■ What is required: Pull every line of the entries that has the word "this".

■ Provided data:
'''
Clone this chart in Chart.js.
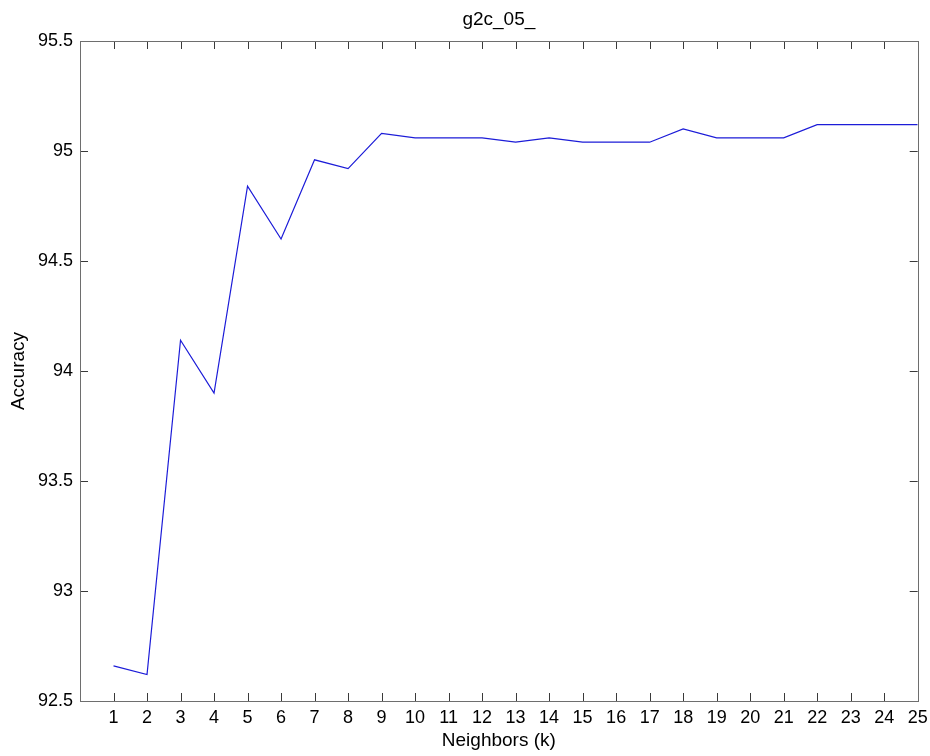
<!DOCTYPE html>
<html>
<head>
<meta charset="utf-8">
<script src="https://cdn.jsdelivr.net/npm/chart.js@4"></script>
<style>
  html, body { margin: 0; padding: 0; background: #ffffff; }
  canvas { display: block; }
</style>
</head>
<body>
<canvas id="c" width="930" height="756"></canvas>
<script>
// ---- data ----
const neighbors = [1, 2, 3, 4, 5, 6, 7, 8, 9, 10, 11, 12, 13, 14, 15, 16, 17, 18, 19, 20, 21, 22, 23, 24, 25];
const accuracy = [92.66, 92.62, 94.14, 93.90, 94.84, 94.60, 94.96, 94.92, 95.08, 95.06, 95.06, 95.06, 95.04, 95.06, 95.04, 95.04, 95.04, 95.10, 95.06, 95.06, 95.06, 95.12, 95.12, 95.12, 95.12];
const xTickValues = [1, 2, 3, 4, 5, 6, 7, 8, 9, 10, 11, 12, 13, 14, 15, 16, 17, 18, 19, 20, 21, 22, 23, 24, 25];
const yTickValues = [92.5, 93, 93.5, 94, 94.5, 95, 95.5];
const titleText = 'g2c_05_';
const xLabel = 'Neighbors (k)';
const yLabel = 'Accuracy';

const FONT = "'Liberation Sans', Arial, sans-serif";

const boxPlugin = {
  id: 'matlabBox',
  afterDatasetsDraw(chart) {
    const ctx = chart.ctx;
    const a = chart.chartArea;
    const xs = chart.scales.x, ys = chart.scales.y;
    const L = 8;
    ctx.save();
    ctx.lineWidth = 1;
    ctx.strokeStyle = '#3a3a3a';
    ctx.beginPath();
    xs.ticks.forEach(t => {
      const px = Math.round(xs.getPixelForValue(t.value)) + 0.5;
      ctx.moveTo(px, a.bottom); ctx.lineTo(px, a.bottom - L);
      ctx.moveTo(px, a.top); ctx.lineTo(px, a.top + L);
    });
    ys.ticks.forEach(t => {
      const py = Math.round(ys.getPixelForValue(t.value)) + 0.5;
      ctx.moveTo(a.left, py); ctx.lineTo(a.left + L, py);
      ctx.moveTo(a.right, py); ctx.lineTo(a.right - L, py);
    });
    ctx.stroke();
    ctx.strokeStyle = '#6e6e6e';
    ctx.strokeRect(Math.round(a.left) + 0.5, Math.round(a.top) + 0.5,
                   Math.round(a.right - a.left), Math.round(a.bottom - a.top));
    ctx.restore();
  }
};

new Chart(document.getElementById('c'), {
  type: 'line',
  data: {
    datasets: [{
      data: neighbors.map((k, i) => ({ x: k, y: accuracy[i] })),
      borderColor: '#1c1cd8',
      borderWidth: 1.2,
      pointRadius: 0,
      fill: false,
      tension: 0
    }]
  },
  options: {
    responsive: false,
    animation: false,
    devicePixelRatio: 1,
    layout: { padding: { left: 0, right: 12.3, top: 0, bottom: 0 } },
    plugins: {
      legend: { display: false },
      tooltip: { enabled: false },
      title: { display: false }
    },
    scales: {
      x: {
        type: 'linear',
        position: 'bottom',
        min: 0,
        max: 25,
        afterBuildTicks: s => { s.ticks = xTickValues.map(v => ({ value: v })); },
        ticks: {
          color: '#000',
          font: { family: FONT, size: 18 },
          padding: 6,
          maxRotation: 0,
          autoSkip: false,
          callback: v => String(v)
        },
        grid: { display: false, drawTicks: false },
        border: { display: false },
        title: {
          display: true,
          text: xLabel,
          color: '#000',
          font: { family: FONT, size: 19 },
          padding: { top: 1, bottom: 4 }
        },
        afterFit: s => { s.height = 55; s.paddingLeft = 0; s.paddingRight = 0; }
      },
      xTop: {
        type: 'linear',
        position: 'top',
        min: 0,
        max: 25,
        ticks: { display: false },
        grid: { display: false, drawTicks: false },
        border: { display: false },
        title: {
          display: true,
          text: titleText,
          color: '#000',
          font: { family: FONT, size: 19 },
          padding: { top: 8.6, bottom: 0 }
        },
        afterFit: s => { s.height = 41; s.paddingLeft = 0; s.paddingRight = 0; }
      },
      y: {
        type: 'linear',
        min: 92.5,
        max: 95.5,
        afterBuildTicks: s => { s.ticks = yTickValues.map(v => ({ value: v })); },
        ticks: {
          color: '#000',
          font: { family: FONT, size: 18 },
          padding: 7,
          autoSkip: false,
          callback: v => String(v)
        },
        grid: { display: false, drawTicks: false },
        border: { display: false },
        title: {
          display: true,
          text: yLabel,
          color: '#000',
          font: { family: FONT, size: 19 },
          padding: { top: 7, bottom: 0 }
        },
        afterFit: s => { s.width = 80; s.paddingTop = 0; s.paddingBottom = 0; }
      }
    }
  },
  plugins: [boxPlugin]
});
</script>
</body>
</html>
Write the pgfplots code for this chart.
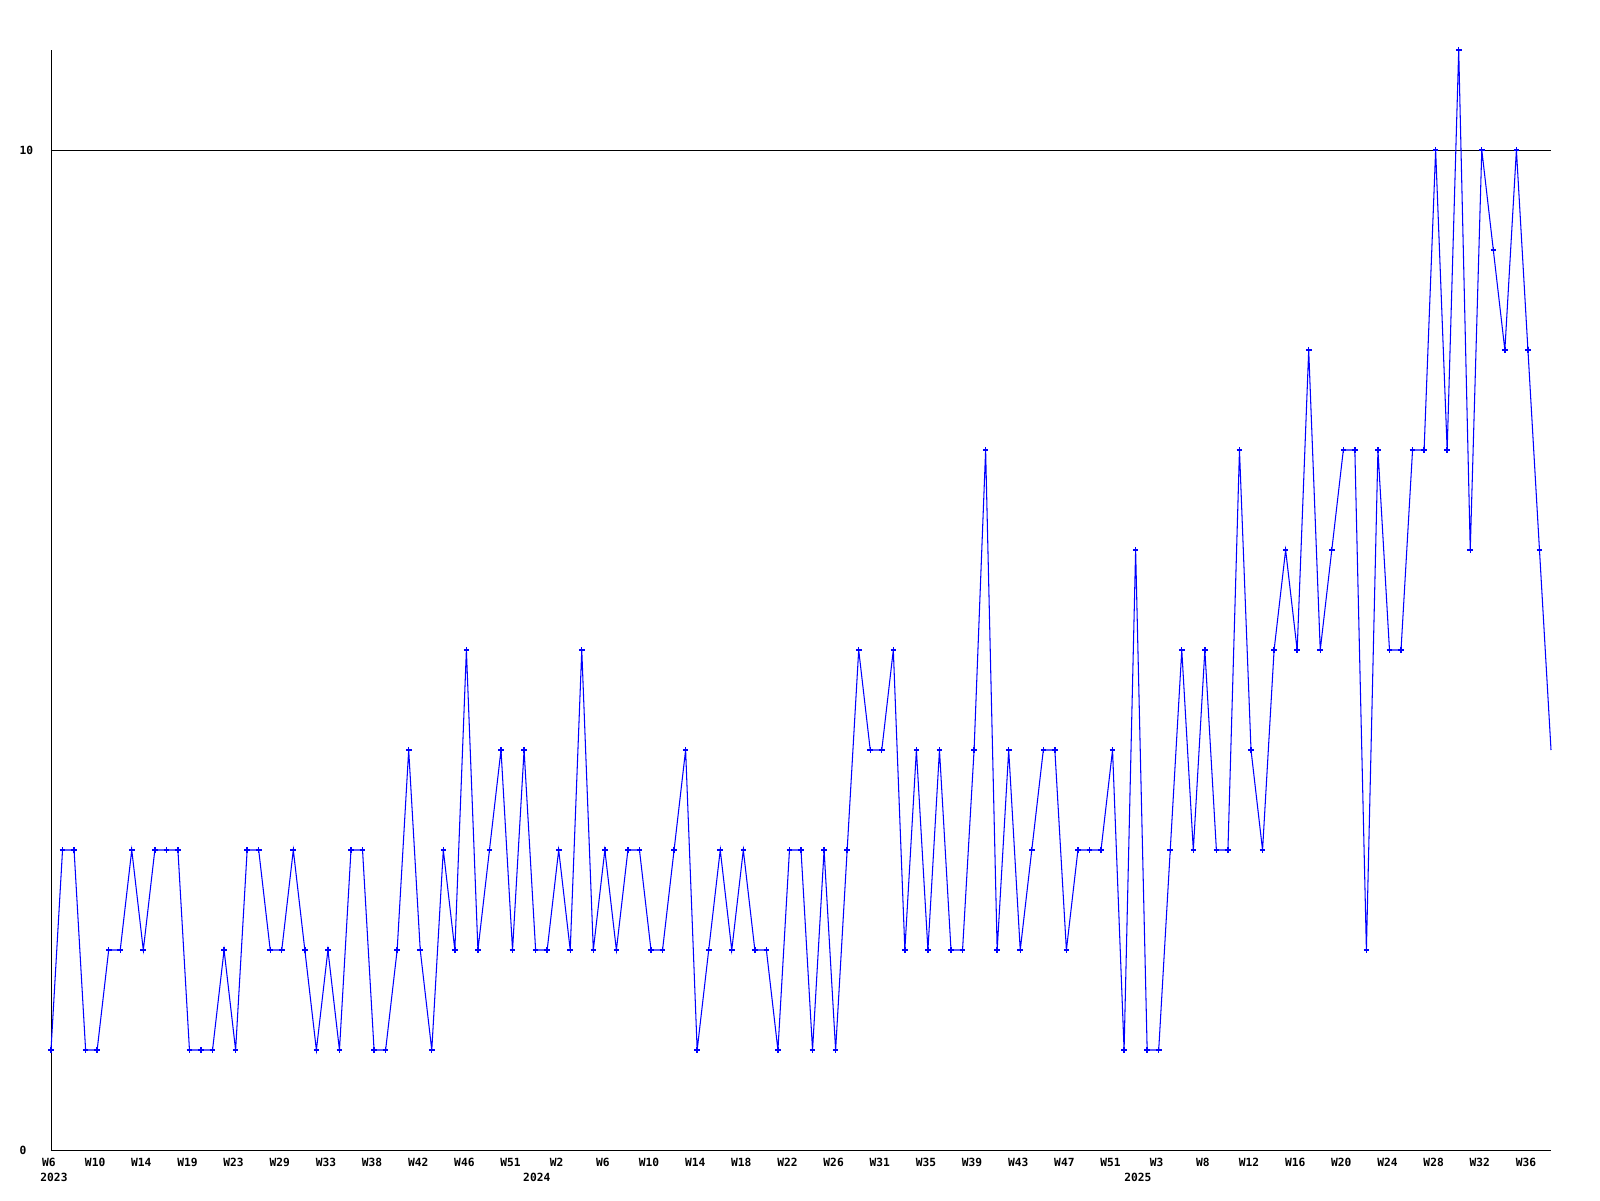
'''
■ Output below:
Clone this chart in Chart.js.
Write the pgfplots code for this chart.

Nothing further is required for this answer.